12) Путешествие по этой земле без непосредственного переживания каждого момента, каждого пейзажа, света, цвета, погоды, уличной речи — ноль. Передвижение по ней, так же как просто стояние на ней, вызывает не чувства, тем более не соображения, а восторг — то положительный, то отрицательный. В Иерусалиме, во всяком случае, а возможно, и во всей стране, за исключением разве что морских пляжей и стадионов, нет ни единой горизонтальной плоскости. Ты или спускаешься вниз, или поднимаешься наверх. И твой восторг с тобою — то ввысь, то в яму. Следов не остается: по закону гравитационного поля сползают в низинку, в низину, в низинищу — откуда ночным ветерком уносятся на 400, как минимум, метров ниже уровня Мирового океана, в Мертвое море.

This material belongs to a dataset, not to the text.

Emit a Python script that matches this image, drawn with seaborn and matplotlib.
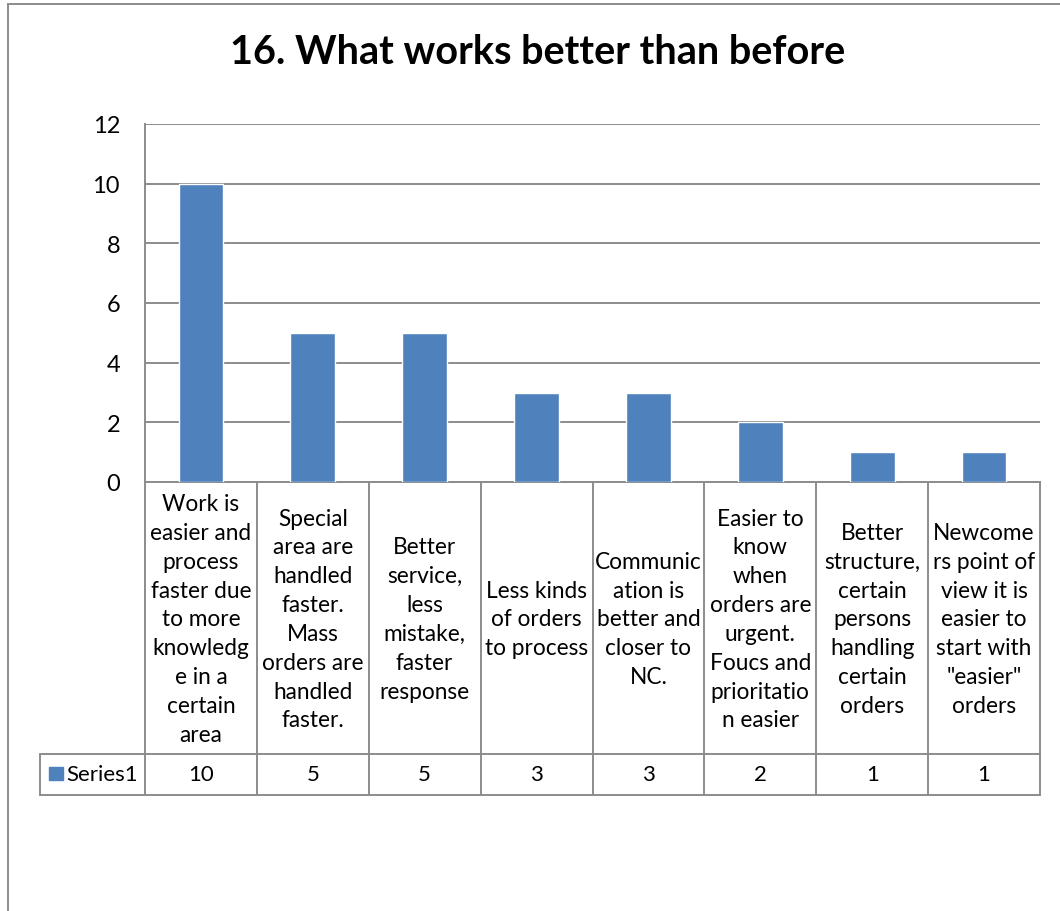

13) Все, что ты там видишь,— то самое. Чересчур то самое. В отделе древностей Музея Израиля лежат вещи не откуда-то, как во всех музеях мира, привезенные, а принесенные из ближайшего карьера. Может быть, «в ста стадиях от музея», может быть, в ста метрах. Все эти невероятные тысячелетние ложки, тарелки, тазы, цепи, жернова, бижутерия, статуэтки, плавильни, чтобы отливать их, и молотки, которыми их разбивать,— всё это такое же здешнее и готовое сию минуту служить, как взятое в ближайшей лавке — пусть и засыпанной временно землей. Кому интересно описание товаров в стандартной москательной лавке? Сам «Музей Израиля» звучит двусмысленно: это и Музей Государства (см. пункт 6), и — наподобие галереи Третьякова в Москве или собрания Фрика в Нью-Йорке — частная коллекция некоего Израиля Исааковича Авраамова.